Hiding thoughts and feelings, presenting an impassive face to the outside world, is often seen as a rugged, manly virtue. In this case, it was a failing.
I think I would have given 10 years off my life, maybe amputated a limb, for the chance to spend half an hour with Obama during the same period Gates covers in his book. I was working on high-level Afghanistan policy, having lived in that country since 2002. I desperately wanted to provide an analysis of the drivers of the conflict — and associated policy recommendations — that I knew Obama was not getting from his Cabinet or his White House aides.
As secretary of Defense, Gates could meet the president whenever he needed to. And yet, by his own admission, he never mentioned his concerns. Those concerns, especially regarding what he calls White House micromanagement, are shared by other former officials who have spoken out. But it is just such issues that responsible top executives routinely raise and work through with their superiors.

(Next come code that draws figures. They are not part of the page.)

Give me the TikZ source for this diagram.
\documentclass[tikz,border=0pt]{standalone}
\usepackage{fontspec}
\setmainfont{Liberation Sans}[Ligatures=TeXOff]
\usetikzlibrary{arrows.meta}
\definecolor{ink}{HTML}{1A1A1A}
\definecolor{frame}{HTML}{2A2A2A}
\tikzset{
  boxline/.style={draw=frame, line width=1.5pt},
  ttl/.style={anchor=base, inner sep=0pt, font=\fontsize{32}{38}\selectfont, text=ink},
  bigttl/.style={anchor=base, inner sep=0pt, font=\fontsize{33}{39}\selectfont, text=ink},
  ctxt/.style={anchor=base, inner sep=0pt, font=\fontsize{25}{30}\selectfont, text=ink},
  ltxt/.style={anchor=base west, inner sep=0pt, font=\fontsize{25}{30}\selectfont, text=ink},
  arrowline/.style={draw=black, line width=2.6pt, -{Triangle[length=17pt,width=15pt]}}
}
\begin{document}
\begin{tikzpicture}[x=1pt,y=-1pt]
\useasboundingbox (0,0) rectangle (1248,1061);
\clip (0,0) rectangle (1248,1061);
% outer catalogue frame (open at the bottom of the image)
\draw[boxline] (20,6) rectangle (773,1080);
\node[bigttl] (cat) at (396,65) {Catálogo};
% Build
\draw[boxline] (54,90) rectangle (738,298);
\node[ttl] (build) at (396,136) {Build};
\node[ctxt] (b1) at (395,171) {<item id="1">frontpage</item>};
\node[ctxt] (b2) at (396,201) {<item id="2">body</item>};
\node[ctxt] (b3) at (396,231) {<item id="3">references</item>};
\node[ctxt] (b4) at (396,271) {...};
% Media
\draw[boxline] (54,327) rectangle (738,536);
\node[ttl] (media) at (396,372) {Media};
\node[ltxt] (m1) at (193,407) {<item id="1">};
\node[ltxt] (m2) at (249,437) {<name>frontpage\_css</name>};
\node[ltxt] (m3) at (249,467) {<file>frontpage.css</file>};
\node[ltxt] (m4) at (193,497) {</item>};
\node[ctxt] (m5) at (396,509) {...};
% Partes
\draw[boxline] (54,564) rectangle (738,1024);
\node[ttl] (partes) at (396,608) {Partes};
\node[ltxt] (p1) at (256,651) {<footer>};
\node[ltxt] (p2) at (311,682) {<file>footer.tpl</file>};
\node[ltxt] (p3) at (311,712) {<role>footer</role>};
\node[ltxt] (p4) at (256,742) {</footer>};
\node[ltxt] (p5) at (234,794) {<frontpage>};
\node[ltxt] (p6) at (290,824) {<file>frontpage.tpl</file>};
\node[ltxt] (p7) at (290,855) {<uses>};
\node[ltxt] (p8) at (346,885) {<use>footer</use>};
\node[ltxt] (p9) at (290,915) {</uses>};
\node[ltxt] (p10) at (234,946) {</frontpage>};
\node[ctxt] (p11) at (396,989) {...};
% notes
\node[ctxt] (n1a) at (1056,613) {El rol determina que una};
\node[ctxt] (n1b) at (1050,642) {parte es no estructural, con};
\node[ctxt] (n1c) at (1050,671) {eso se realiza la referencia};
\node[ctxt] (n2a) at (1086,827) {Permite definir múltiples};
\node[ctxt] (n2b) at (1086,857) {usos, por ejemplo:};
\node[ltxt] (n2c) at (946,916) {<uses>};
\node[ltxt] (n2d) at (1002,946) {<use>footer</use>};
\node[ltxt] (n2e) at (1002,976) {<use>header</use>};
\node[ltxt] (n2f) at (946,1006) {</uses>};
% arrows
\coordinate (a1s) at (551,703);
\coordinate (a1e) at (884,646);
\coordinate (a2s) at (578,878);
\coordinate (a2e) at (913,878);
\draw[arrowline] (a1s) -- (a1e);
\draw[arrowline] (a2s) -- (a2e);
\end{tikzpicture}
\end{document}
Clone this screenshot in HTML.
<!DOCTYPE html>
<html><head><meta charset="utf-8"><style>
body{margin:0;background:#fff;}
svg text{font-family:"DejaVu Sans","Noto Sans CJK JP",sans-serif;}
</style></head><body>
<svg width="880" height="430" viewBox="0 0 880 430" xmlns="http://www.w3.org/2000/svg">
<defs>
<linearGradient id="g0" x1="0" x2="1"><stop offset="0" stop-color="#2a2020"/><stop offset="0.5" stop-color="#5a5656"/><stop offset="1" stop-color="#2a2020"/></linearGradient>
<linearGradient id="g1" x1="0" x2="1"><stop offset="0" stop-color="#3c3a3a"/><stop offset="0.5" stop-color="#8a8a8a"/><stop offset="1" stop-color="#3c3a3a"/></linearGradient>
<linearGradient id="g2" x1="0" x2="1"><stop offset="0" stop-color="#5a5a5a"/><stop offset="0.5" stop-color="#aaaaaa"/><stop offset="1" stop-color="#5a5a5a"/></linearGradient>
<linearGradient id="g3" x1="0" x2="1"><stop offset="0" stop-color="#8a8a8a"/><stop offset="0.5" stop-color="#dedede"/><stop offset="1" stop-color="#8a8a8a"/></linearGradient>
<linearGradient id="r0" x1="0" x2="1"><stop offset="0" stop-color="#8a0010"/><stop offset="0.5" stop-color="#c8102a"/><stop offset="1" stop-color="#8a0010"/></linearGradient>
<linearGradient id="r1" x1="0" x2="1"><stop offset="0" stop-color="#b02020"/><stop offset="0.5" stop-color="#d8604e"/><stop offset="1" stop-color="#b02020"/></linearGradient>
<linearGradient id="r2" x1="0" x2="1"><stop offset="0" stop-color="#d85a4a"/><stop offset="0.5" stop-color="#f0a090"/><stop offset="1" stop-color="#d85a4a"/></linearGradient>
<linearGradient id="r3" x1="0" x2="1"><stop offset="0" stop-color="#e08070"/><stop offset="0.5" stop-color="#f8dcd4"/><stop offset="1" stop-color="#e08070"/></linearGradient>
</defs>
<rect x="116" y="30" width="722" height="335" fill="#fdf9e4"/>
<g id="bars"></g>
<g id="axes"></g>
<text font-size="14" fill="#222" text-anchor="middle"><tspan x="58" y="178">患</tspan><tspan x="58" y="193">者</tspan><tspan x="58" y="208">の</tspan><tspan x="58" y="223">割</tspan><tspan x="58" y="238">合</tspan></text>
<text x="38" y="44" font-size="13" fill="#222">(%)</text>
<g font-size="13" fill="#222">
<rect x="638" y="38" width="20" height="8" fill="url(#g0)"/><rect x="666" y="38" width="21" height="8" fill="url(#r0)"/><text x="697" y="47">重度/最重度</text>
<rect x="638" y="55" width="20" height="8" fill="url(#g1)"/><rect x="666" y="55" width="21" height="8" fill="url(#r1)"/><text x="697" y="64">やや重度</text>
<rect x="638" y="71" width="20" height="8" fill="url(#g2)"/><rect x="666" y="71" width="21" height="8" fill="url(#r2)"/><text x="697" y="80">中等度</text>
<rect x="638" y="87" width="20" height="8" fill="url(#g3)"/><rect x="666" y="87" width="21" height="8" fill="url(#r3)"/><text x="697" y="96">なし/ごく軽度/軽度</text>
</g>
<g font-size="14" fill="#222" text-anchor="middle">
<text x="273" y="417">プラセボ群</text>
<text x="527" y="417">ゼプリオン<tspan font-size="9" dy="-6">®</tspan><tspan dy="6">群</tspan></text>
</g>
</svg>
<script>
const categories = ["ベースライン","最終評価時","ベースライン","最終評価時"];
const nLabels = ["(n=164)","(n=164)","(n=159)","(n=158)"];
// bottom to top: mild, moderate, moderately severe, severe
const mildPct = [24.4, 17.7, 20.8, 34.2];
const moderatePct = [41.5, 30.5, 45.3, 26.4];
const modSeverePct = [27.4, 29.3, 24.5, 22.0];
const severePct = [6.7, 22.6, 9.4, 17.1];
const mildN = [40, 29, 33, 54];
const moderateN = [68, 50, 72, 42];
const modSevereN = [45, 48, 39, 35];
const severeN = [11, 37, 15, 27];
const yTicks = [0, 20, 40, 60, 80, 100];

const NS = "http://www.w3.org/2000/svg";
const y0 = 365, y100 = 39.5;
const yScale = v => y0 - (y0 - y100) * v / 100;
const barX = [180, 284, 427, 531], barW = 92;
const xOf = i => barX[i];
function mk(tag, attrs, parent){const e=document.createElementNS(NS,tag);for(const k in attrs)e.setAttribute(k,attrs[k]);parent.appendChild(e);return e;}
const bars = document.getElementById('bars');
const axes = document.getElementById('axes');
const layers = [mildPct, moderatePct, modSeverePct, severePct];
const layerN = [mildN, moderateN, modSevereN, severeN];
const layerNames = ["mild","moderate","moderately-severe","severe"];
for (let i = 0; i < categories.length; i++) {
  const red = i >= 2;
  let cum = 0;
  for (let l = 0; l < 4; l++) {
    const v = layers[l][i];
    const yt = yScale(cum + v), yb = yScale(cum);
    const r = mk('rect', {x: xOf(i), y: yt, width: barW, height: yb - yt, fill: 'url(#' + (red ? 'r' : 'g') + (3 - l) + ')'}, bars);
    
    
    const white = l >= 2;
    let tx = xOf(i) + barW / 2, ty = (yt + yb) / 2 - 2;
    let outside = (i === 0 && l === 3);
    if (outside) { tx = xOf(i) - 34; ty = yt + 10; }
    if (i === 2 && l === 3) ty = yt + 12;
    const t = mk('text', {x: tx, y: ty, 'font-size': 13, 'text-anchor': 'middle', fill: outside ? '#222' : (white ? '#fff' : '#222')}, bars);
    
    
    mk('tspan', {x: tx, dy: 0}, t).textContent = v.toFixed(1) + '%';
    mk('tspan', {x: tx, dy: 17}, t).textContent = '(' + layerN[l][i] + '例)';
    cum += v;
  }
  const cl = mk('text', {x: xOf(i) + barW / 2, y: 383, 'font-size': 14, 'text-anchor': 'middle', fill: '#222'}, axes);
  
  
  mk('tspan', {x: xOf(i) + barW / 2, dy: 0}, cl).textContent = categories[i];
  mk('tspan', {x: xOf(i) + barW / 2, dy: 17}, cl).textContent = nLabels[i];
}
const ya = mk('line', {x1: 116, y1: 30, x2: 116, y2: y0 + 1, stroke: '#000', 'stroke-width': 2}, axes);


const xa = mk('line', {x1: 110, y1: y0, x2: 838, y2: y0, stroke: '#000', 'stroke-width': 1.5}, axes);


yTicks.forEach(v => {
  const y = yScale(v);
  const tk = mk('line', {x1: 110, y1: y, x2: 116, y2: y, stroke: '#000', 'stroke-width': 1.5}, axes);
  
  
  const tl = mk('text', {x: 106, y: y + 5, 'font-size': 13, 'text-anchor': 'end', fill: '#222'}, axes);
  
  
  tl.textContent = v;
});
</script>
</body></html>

Likewise the widening breach of trust that Gates and others describe separating the White House and top military brass. Gates decries the national security staff's "aggressive, suspicious and sometimes condescending and insulting questioning of our military leaders." Yet he never rose to those leaders' defense by having a forthright conversation with the president to call out this conduct. If it was as damaging to him and to the national interest as he writes, it was his duty to do so.
On substance, Gates praises Obama's decision to authorize the raid that killed Osama bin Laden. He criticizes his ambivalence about the troop surge in Afghanistan. But in each case, what Gates neglects to highlight is the lack of a coherent policy framing the military actions.
Bin Laden's compound — given its size, the loops of concertina wire protecting its walls and its location in the heart of a highly secure military town — was, on the face of it, a safe house. And yet, while top executive branch officials and even the president were debating how many helicopters should fly on the raid, no one worked through all the implications for Pakistan policy. Was our ally in the Afghanistan war deliberately harboring our No. 1 enemy? What did that mean? How should our approach to Pakistan change?
None of those questions was sufficiently examined during the lead-up to the raid. And in the subsequent policy scramble, a coherent strategy toward that counterproductive partner was never developed. The U.S. is still subsidizing a government that deliberately organizes and sends extremists to commit attacks in Afghanistan.